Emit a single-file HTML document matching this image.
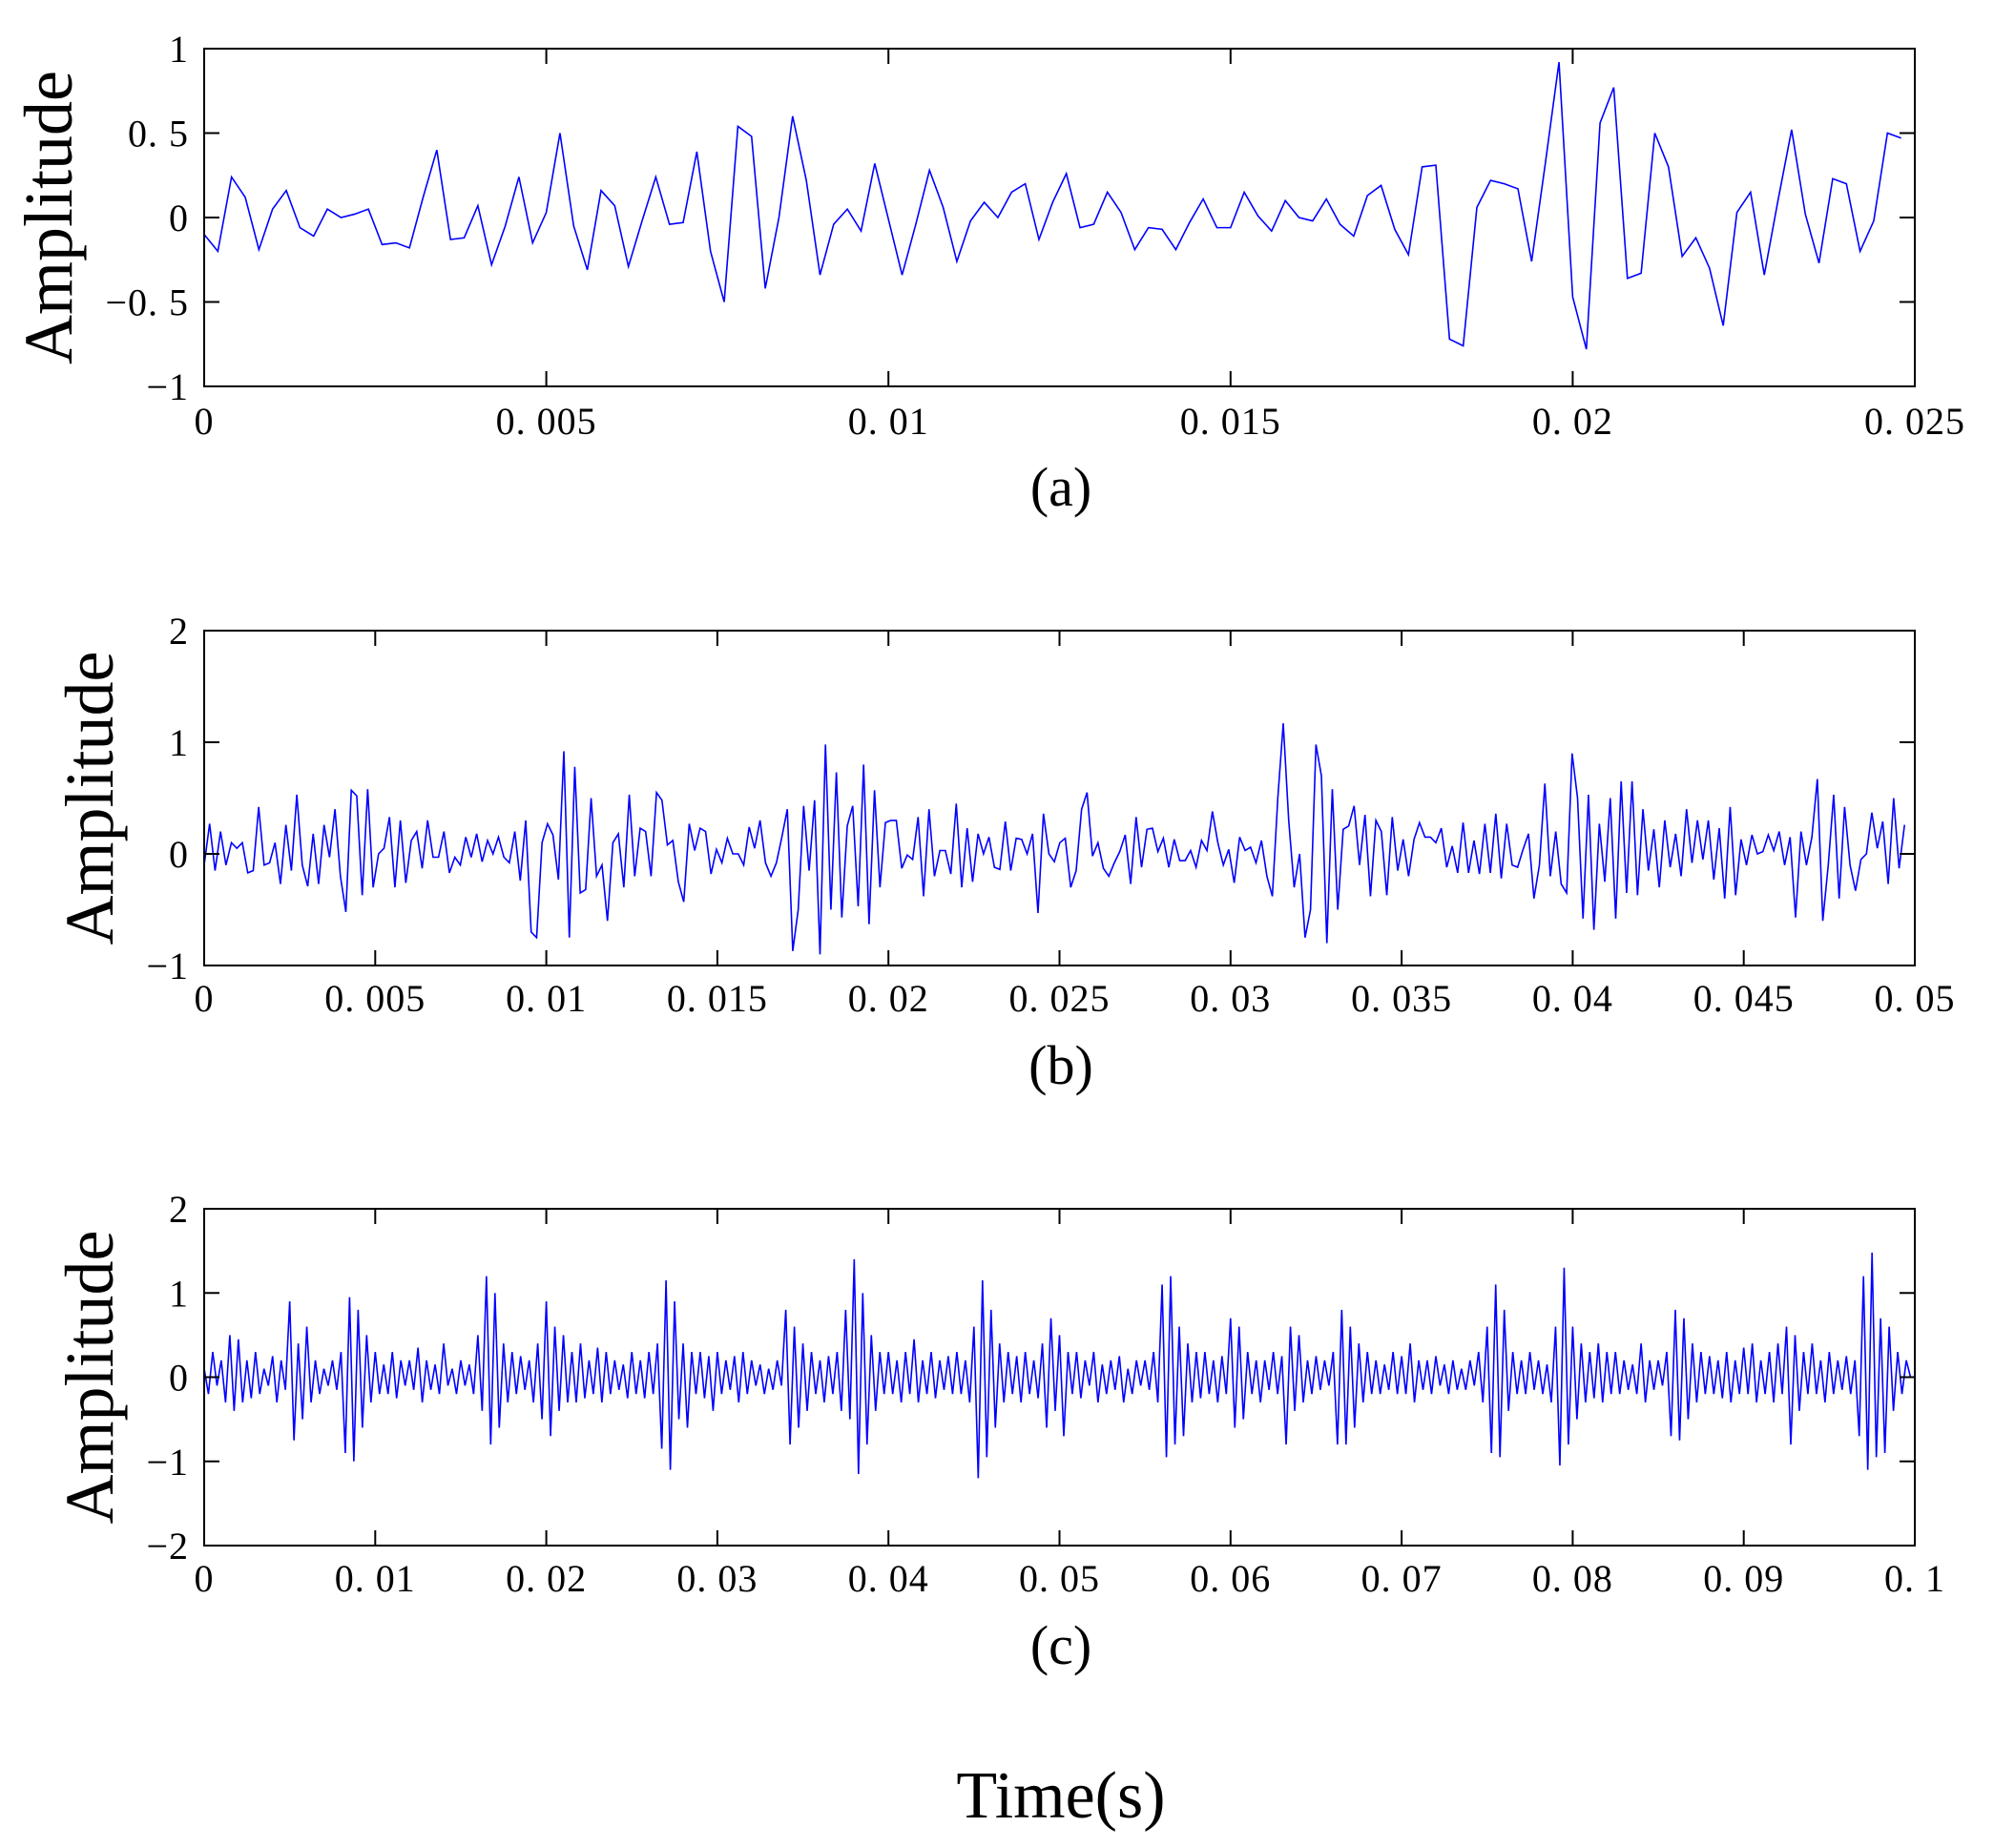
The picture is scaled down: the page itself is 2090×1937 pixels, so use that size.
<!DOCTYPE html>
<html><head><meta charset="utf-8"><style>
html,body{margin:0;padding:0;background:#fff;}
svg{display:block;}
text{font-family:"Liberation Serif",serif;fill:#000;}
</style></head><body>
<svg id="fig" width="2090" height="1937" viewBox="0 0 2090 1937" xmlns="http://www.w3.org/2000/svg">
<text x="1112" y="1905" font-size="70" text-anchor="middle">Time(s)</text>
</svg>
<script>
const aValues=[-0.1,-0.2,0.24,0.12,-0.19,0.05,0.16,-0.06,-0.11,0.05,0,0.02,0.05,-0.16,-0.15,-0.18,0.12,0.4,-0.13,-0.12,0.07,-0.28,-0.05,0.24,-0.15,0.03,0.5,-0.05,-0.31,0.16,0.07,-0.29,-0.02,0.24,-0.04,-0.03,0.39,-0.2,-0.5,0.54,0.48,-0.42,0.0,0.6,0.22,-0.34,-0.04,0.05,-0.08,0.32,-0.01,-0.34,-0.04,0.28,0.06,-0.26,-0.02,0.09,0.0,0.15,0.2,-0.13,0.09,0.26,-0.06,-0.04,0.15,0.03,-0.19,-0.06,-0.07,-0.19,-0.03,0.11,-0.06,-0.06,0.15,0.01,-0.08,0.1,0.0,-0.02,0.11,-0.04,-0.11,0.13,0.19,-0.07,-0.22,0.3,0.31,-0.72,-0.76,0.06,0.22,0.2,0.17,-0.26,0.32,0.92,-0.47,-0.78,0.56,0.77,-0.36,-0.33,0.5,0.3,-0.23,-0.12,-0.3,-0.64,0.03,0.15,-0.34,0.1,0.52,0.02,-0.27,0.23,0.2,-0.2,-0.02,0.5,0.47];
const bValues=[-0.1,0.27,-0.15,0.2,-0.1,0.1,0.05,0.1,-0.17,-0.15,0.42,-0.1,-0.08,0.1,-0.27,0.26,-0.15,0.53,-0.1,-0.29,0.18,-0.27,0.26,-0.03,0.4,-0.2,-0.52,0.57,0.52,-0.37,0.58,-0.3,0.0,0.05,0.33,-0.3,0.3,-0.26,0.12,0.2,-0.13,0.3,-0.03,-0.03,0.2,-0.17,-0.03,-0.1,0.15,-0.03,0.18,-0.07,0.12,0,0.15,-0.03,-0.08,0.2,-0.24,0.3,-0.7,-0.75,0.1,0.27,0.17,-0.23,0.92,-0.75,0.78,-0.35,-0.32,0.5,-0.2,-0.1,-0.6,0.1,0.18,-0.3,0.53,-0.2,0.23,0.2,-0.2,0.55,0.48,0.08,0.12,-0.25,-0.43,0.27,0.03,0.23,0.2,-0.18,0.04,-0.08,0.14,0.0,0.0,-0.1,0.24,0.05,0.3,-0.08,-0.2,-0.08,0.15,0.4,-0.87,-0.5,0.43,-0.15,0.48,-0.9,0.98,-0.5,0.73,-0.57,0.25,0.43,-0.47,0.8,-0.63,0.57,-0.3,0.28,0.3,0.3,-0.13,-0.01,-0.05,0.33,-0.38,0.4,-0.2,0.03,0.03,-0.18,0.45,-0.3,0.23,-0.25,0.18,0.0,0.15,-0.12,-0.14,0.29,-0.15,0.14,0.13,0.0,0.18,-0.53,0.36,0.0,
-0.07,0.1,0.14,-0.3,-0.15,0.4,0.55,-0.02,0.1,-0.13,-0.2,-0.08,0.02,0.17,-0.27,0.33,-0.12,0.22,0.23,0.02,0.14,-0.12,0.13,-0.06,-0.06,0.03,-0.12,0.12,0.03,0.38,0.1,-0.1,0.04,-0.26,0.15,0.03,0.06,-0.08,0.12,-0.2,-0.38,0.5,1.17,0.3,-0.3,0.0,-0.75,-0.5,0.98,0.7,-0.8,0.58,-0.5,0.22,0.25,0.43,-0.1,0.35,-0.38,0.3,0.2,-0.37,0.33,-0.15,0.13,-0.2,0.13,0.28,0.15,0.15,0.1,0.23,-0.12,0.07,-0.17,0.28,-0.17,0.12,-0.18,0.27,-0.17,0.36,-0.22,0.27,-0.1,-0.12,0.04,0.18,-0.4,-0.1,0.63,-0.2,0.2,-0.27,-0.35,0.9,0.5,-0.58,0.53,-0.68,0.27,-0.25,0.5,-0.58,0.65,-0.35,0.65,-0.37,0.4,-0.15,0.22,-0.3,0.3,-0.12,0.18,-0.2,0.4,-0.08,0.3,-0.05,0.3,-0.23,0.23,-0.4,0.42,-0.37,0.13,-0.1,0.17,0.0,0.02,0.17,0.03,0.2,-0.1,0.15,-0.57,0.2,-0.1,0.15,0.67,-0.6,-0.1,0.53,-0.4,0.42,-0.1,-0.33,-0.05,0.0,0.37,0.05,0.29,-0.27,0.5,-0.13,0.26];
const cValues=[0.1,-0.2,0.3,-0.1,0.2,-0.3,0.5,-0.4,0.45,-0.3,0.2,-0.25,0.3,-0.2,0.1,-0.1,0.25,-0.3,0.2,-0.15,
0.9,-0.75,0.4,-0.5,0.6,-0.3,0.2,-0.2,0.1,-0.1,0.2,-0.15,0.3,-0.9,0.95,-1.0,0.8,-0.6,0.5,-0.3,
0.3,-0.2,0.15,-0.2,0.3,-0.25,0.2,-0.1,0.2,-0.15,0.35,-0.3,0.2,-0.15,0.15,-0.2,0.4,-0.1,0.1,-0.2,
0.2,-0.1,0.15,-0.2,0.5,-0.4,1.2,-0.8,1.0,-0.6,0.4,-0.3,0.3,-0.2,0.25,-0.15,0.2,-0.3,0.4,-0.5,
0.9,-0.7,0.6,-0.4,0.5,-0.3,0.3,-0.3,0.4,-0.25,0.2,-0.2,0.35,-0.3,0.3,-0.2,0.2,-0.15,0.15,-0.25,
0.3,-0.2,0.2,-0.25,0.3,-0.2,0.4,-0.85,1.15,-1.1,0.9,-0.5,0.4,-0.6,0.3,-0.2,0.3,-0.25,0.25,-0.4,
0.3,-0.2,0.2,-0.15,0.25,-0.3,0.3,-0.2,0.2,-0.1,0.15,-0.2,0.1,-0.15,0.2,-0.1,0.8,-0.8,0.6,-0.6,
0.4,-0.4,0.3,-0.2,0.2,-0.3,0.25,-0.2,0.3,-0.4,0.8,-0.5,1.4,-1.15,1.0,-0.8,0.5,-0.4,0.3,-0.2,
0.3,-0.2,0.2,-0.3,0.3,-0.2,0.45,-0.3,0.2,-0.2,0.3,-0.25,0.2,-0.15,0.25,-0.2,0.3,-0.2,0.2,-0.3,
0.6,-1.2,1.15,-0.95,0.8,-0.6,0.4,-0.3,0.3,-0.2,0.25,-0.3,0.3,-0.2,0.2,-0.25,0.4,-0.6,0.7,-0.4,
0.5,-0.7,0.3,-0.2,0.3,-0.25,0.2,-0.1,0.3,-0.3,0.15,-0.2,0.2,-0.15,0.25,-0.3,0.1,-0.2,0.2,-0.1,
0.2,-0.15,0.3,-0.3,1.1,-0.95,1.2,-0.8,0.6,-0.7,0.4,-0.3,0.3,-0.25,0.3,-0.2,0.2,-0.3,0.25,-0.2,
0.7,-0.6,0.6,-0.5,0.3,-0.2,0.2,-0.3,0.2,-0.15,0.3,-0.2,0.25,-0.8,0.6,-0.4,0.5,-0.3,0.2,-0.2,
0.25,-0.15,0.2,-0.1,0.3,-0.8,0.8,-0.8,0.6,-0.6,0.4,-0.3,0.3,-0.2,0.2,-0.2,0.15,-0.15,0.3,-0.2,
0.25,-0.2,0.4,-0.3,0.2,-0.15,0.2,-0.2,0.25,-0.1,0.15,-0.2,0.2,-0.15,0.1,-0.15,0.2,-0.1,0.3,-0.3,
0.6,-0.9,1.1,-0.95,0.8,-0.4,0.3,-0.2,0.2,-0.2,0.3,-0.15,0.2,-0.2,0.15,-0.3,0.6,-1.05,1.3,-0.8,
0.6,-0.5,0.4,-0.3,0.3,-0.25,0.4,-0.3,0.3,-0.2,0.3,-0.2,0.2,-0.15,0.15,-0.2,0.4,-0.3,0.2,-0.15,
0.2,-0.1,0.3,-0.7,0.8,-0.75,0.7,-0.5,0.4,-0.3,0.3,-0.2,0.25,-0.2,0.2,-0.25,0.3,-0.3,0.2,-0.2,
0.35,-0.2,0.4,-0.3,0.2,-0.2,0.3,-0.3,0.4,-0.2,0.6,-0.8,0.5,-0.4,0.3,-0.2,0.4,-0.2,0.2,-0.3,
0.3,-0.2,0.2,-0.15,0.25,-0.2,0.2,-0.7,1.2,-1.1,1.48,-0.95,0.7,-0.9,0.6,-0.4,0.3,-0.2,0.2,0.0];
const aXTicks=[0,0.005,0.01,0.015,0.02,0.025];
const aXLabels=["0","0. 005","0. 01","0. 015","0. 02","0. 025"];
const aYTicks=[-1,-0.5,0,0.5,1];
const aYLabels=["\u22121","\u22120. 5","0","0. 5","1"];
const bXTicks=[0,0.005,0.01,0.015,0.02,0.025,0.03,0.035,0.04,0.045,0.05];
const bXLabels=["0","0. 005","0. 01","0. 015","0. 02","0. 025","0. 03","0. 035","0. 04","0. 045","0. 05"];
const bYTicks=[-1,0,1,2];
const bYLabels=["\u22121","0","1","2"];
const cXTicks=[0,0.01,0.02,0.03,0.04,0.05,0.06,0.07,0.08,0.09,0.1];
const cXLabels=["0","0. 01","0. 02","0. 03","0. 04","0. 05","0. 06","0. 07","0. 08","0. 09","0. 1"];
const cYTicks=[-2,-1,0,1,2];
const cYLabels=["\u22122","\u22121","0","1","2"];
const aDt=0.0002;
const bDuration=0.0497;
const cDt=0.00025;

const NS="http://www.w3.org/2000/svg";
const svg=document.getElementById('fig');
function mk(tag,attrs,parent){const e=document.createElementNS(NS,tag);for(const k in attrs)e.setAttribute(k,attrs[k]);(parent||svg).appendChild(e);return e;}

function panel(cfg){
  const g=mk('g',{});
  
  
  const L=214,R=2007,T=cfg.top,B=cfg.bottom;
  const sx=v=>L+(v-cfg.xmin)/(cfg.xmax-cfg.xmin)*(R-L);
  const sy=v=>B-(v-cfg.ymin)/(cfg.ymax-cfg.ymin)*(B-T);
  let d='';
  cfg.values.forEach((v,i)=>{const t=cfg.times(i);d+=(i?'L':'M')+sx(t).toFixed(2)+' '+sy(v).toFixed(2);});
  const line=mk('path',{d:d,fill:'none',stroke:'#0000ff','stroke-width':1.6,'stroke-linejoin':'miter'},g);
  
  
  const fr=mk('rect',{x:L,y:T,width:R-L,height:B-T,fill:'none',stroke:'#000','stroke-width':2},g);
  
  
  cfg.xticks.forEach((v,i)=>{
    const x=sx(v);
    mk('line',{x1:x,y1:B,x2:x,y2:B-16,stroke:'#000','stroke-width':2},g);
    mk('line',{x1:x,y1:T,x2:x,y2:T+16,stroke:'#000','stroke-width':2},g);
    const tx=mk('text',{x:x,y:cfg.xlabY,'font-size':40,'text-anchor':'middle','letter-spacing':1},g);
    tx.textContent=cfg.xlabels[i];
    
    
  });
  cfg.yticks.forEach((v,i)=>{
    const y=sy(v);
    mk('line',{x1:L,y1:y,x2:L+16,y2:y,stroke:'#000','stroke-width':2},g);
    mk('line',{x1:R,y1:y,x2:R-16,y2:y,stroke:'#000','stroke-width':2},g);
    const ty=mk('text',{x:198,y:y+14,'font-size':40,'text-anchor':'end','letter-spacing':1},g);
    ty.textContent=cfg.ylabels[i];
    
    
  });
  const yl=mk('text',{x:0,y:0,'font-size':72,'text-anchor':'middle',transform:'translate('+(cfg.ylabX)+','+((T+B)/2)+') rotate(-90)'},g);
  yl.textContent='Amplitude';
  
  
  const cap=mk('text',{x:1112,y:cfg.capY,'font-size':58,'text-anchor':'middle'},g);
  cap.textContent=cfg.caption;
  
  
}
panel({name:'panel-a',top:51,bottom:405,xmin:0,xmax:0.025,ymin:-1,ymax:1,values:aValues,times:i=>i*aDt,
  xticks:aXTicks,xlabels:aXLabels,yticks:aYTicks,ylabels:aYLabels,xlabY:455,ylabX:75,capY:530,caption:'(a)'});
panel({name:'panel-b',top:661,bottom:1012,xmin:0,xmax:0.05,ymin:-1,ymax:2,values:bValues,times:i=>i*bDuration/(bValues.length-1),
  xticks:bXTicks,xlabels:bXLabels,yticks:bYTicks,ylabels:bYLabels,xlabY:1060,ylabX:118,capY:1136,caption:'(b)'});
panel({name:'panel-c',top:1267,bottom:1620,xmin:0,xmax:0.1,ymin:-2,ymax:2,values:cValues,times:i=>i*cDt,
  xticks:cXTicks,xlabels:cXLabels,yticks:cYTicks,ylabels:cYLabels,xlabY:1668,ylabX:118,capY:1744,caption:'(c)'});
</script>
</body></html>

# STATED TASK
Across the data, tally the lines containing "size" and give back the number alone.

# EXERCISE RESPONSE
6